One of the largest buildings in RTP will come back to life as a massive office campus
This story was updated at 3:30 p.m. on March 4, 2020.
After deteriorating for years, one of the largest office and warehouse spaces in Research Triangle Park is being redeveloped entirely into office and life science space for the park’s growing workforce.
At its peak, the roughly 100-acre, 731,000-square-foot Park Point campus housed the Nortel Networks company and over 9,000 employees as the third-largest Nortel campus before the company went under.
“Really, this has been a dead asset for a decade,” said Jeff Sheehan, a partner at Trinity Capital. “Our goal is take its history and invest $130 million to really turn this into a unique and special project.”
Trinity Capital Advisors purchased the site at 4001 N.C. Highway 54 on the Durham County side of the park for $37 million last summer. It is partnering with architectural firm Gensler for the project. Construction is underway that will turn the vacant site into a 652,000-square-foot office space with restaurants and recreational amenities.
Sheehan says the developer’s challenge is to take Research Triangle Park’s traditional office park look and give it an innovative, modern twist.
“We want to hold onto that great tradition but at the same time, let’s be honest: companies, workers especially, don’t want to be in a wooded campus. Our challenge is to turn it around. Stay in touch with the history and make it valuable for the next 50 years.”

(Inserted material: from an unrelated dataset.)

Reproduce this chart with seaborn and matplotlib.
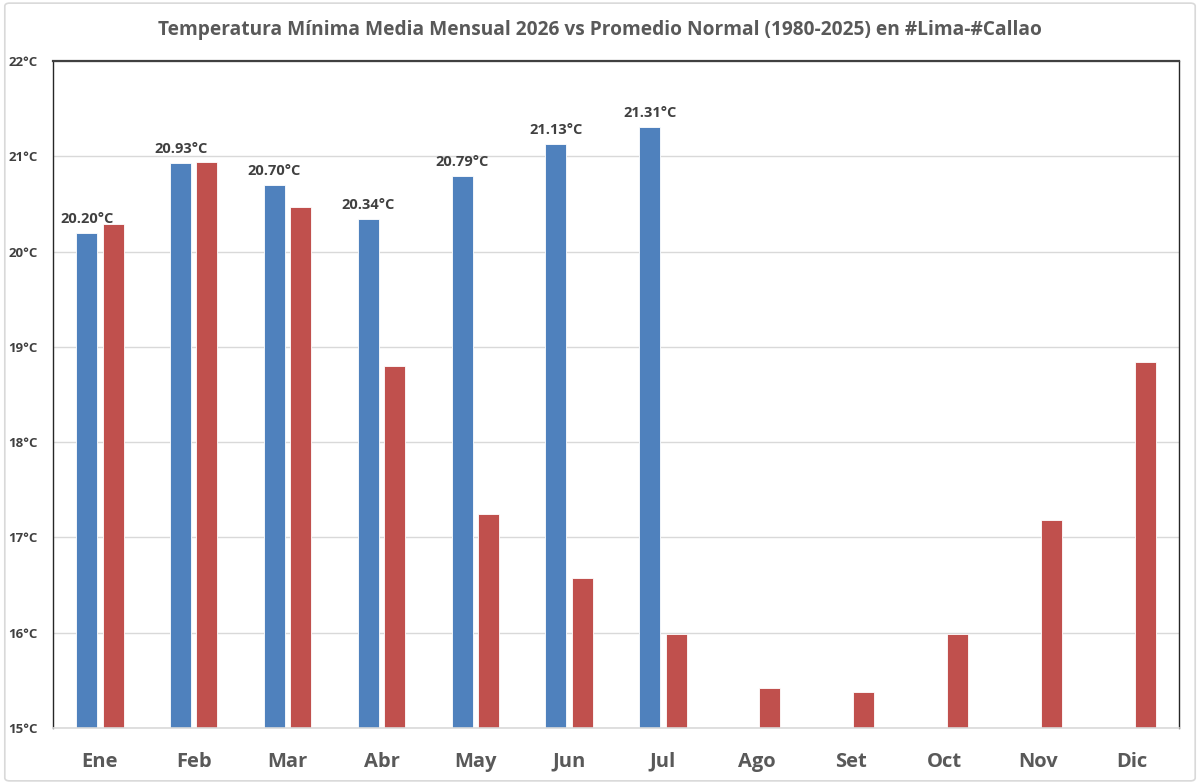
import numpy as np
import pandas as pd
import matplotlib
matplotlib.use("Agg")
import matplotlib.pyplot as plt
import seaborn as sns
from matplotlib.patches import FancyBboxPatch

# Data
meses = ["Ene", "Feb", "Mar", "Abr", "May", "Jun", "Jul", "Ago", "Set", "Oct", "Nov", "Dic"]
tmin_2026 = [20.20, 20.93, 20.70, 20.34, 20.79, 21.13, 21.31,
             np.nan, np.nan, np.nan, np.nan, np.nan]
tmin_normal = [20.29, 20.94, 20.47, 18.80, 17.25, 16.57, 15.99,
               15.42, 15.38, 15.99, 17.18, 18.84]
series = ["2026", "Normal 1980-2025"]
colores = ["#4F81BD", "#C0504D"]

df = pd.DataFrame({
    "Mes": meses * 2,
    "Serie": [series[0]] * 12 + [series[1]] * 12,
    "Temp": tmin_2026 + tmin_normal,
})

sns.set_style("white")
plt.rcParams["font.family"] = ["Open Sans", "DejaVu Sans"]

fig = plt.figure(figsize=(12, 7.84), dpi=100)
ax = fig.add_axes([0.0442, 0.0714, 0.9383, 0.8508])

sns.barplot(data=df, x="Mes", y="Temp", hue="Serie", order=meses,
            hue_order=series, palette=colores, width=0.56, gap=0.2,
            edgecolor="white", linewidth=0.6, saturation=1, ax=ax, legend=False)

ax.set_ylim(15, 22)
ax.set_xlim(-0.5, 11.5)
ax.set_yticks(range(15, 23))
ax.set_yticklabels([f"{t}°C" for t in range(15, 23)], fontsize=9.5,
                   fontweight="bold", color="#404040")
ax.tick_params(axis="y", length=0, pad=11)
ax.tick_params(axis="x", length=0, pad=17)
for lab in ax.get_xticklabels():
    lab.set_fontsize(14.5)
    lab.set_fontweight("bold")
    lab.set_color("#595959")
ax.set_xlabel("")
ax.set_ylabel("")
ax.grid(axis="y", color="#d9d9d9", linewidth=1)
ax.set_axisbelow(True)

for side in ["left", "right"]:
    ax.spines[side].set_color("#262626")
    ax.spines[side].set_linewidth(1)
ax.spines["top"].set_color("#404040")
ax.spines["top"].set_linewidth(1.6)
ax.spines["bottom"].set_color("#d9d9d9")
ax.spines["bottom"].set_linewidth(1.2)

# labels over the 2026 bars
cont = ax.containers[0]
etiquetas = ["" if np.isnan(v) else f"{v:.2f}°C" for v in cont.datavalues]
ax.bar_label(cont, labels=etiquetas, padding=5, fontsize=10.5,
             fontweight="bold", color="#404040")

fig.suptitle("Temperatura Mínima Media Mensual 2026 vs Promedio Normal (1980-2025) en #Lima-#Callao",
             x=0.5, y=0.974, fontsize=13.8, fontweight="bold", color="#595959")

borde = FancyBboxPatch((0.004, 0.004), 0.992, 0.992, boxstyle="round,pad=0,rounding_size=0.004",
                       transform=fig.transFigure, facecolor="none",
                       edgecolor="#d9d9d9", linewidth=1.2)
fig.patches.append(borde)

plt.savefig("out.png", dpi=100)
plt.close()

The first phase of the new Park Point campus is targeted for the first quarter of 2021, and a quick turnaround is a benefit of being able to redevelop an existing building.
Innovative design
Michael Wagner, the designer with Gensler, said the project will require “selective demolition” that will break Park Point’s one building into several buildings with different uses meant for different tenants.
“We’re taking this singular massive building and converting [it] into something that is informed by urban planning principles,” Wagner said.
The five buildings — the Edge east and Edge west, the Grid east and Grid west and the Assembly — will each have different designs and uses. The first phase of the project will complete the Grid buildings and the Assembly building.
The campus will build space with flexible uses in mind from traditional to modern co-working and creative office spaces as well as space with technology for life science tenants. Planned amenities include 30,000 square feet of indoor and outdoor gathering and “collaboration” space, along with walking trails and a fitness center.
Ceilings will be taken down to break the mass structure into parts and walls will be replaced with floor-to-ceiling glass to undo the previous campus’ traditional design with little natural light.
Park Point is down the highway from the growing The Hub at RTP, where residential and commercial towers are under construction.
“There’s a symbiotic relationship where our density will create the demand for [The Hub’s] retail and residential,” said Wagner. “At the same time, that retail and residential will create demand for our project.”
Potential additional development on available surface lot space for up to 2 million square feet is also in store for when the entire project is finished.
The project doesn’t currently have tenants and will be fully built on a speculative basis, according to Trinity Capital.